In 1925, Zelea Codreanu, who is the son of Professor Codreanu of Jasey, the Vice-President of the Cuzist Organisation, shot dead the Police Prefect of Jassy, M. Manciu, because he had suppressed the antisemitic disorders at the University. The trial which was opened at Fecsanyi had to be transferred to Turn-Severin, where there are few Jews, because it had resolved itself into an antisemitic demonstration against the Jews of Focsanyi. Over 12,000 students and graduates, including 2,437 qualified lawyers arrived there, and sent in applications to be called as witnesses for Codreanu and to defend his action. Jewish houses were broken into and looted, furniture was destroyed, windows smashed, etc. Hardly a Jew in the town which has a Jewish population of about 1,000 families, escaped maltreatment and military had to be brought down to quell the disturbances.

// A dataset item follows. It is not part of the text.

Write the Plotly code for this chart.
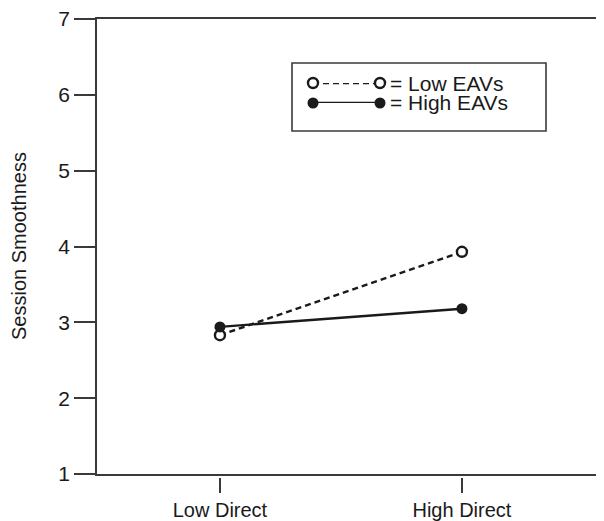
import plotly.graph_objects as go

categories = ["Low Direct", "High Direct"]
low_eavs = [2.83, 3.93]
high_eavs = [2.94, 3.18]
y_ticks = [1, 2, 3, 4, 5, 6, 7]
y_title = "Session Smoothness"
legend_labels = ["= Low EAVs", "= High EAVs"]

OFF = 8  # default page margin of the html body
W, H = 604 - OFF, 521 - OFF
L, R, T, B = 97 - OFF, 0, 19 - OFF, 44
pw, ph = W - L - R, H - T - B

def px_x(x):
    return (x - OFF - L) / pw

def px_y(y):
    return (H - B - (y - OFF)) / ph

ink = "#1a1a1a"
axc = "#3a3a3a"
font = "Liberation Sans, Arial, sans-serif"
fs = 21

fig = go.Figure()

fig.add_trace(go.Scatter(
    x=categories, y=low_eavs, mode="lines+markers", name="Low EAVs",
    line=dict(color=ink, width=2.4, dash="6px,4px"),
    marker=dict(symbol="circle", size=10, color="white", line=dict(color=ink, width=2.4)),
    cliponaxis=False, showlegend=False,
))
fig.add_trace(go.Scatter(
    x=categories, y=high_eavs, mode="lines+markers", name="High EAVs",
    line=dict(color=ink, width=2.4),
    marker=dict(symbol="circle", size=11, color=ink),
    cliponaxis=False, showlegend=False,
))

# legend samples drawn on a small helper axis
fig.add_trace(go.Scatter(
    x=[0, 1], y=[1, 1], mode="lines+markers", xaxis="x3", yaxis="y3",
    line=dict(color=ink, width=2.4, dash="6px,4px"),
    marker=dict(symbol="circle", size=10, color="white", line=dict(color=ink, width=2.4)),
    cliponaxis=False, showlegend=False, hoverinfo="skip",
))
fig.add_trace(go.Scatter(
    x=[0, 1], y=[0, 0], mode="lines+markers", xaxis="x3", yaxis="y3",
    line=dict(color=ink, width=2.4),
    marker=dict(symbol="circle", size=11, color=ink),
    cliponaxis=False, showlegend=False, hoverinfo="skip",
))
# invisible trace to activate the tick-only x axis
fig.add_trace(go.Scatter(
    x=categories, y=[None, None], xaxis="x2", yaxis="y", mode="markers",
    showlegend=False, hoverinfo="skip",
))

gap = 3 / ph
xr = [-0.508, 1.587]

fig.update_layout(
    width=W, height=H,
    margin=dict(l=L, r=R, t=T, b=B, pad=0, autoexpand=False),
    paper_bgcolor="white", plot_bgcolor="white",
    font=dict(family=font, size=fs, color=ink),
    xaxis=dict(
        type="category", range=xr, showline=True, linecolor=axc, linewidth=1.6,
        mirror=True, ticks="", showticklabels=False, showgrid=False, zeroline=False,
        anchor="y", automargin=False,
    ),
    xaxis2=dict(
        type="category", range=xr, overlaying="x", anchor="free", position=0,
        side="bottom", showline=False, ticks="outside", ticklen=15, tickwidth=1.6,
        tickcolor=axc, showgrid=False, zeroline=False, automargin=False,
        tickfont=dict(size=20, color=ink), ticklabeloverflow="allow",
    ),
    yaxis=dict(
        domain=[gap, 1], range=[1, 7], tickvals=y_ticks, showline=True,
        linecolor=axc, linewidth=1.6, ticks="outside", ticklen=21, tickwidth=1.6,
        tickcolor=axc, showgrid=False, zeroline=False, automargin=False,
        tickfont=dict(size=fs, color=ink), ticklabeloverflow="allow",
    ),
    xaxis3=dict(domain=[px_x(313), px_x(380)], range=[0, 1], visible=False, anchor="y3"),
    yaxis3=dict(domain=[px_y(103), px_y(83)], range=[0, 1], visible=False, anchor="x3"),
    shapes=[dict(
        type="rect", xref="paper", yref="paper",
        x0=px_x(292), x1=px_x(546), y0=px_y(131), y1=px_y(63),
        line=dict(color=axc, width=1.6), fillcolor="rgba(0,0,0,0)",
    )],
    annotations=[
        dict(text=legend_labels[0], xref="paper", yref="paper", x=px_x(388), y=px_y(83),
             xanchor="left", yanchor="middle", showarrow=False, font=dict(size=fs, color=ink)),
        dict(text=legend_labels[1], xref="paper", yref="paper", x=px_x(388), y=px_y(103),
             xanchor="left", yanchor="middle", showarrow=False, font=dict(size=fs, color=ink)),
        dict(text=y_title, xref="paper", yref="paper", x=px_x(19), y=px_y(246),
             xanchor="center", yanchor="middle", textangle=-90, showarrow=False,
             font=dict(size=20, color=ink)),
    ],
)

fig.write_html("out.html")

Codreanu’s acquittal at Turn-Severin when the trial was reopened there a couple of months after made him the popular here of the Roumanian antisemitic movement and its recognised leader. He had shot Prefect Manciu, he told the Court, because he and his colleagues had found themselves constantly thwarted by him in their patriotic activities, and finally they had been compelled to suspend their campaign and take the defensive. He had wanted to challenge Manciu to a duel, but could not do so because Manciu was disqualified, so he had shot him.

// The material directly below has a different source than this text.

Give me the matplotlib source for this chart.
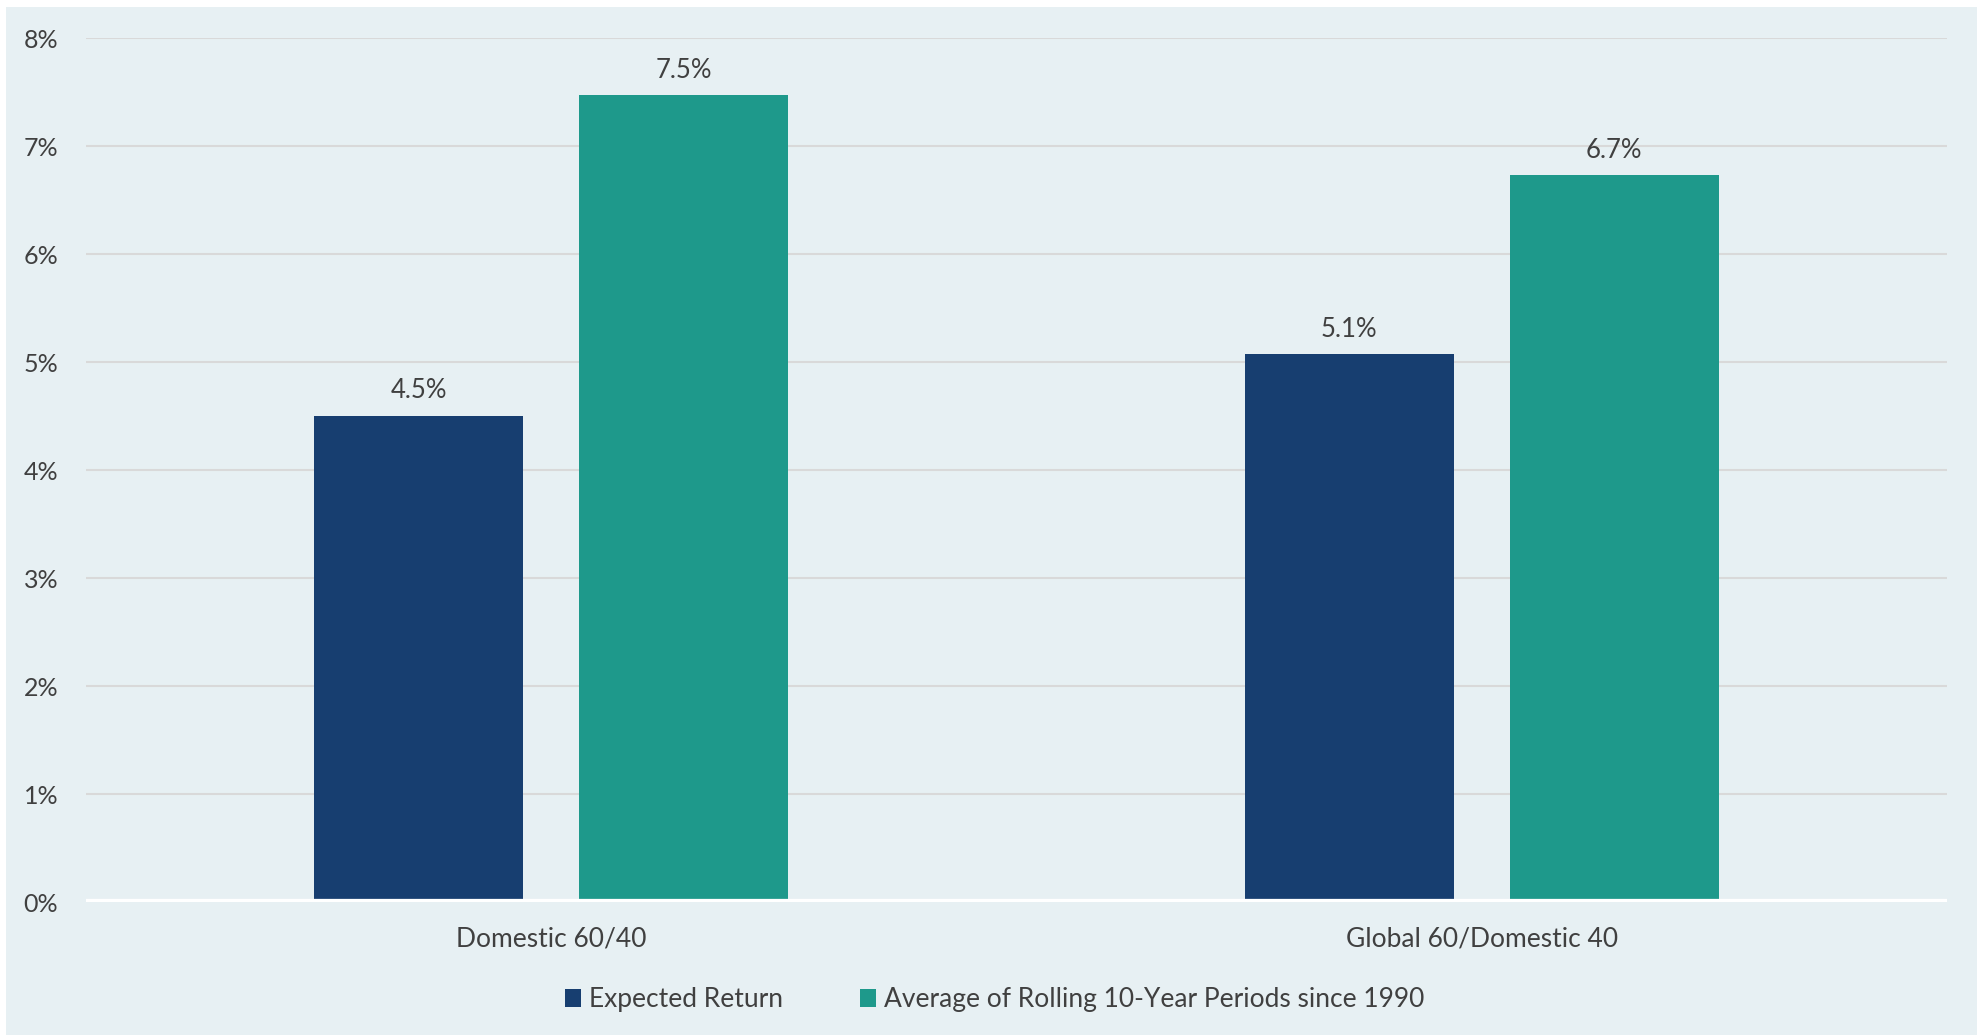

Professor Cuza, who appeared as a witness, justified the murder by saying that Prefect Manciu had hunted and persecuted the antisemitic students of Jassy, goading them to resentment by his persistent protection of the Jews, until it was natural that a daring young student like Codreanu had been provoked to his desperate act. The fault was that of Manciu and the other police officials for preventing the students from carrying on their justified war against the Jews.

Codreanu was also behind the serious anti-Jewish outbreaks in Roumania last summer, in which the Jewish township of Borsha was burnt down. He was afterwards arrested together with a number of his associates, for holding up to glorification the attempted assassination of the then-Vice-Minister of the Interior, M. Anghelescu, but he was acquitted, and in January, he was again arrested in connection with the attempt to murder M. Socor, the editor of the “Adeverul”, which is constantly protesting against the antisemitic terrorism in Roumania. The police claimed to have discovered a big movement under Codreanu’s leadership, to overthrow the Government by force and establish a dictatorship, which would kill all Jews. This trial, too, however, ended in an acquittal for Codreanu.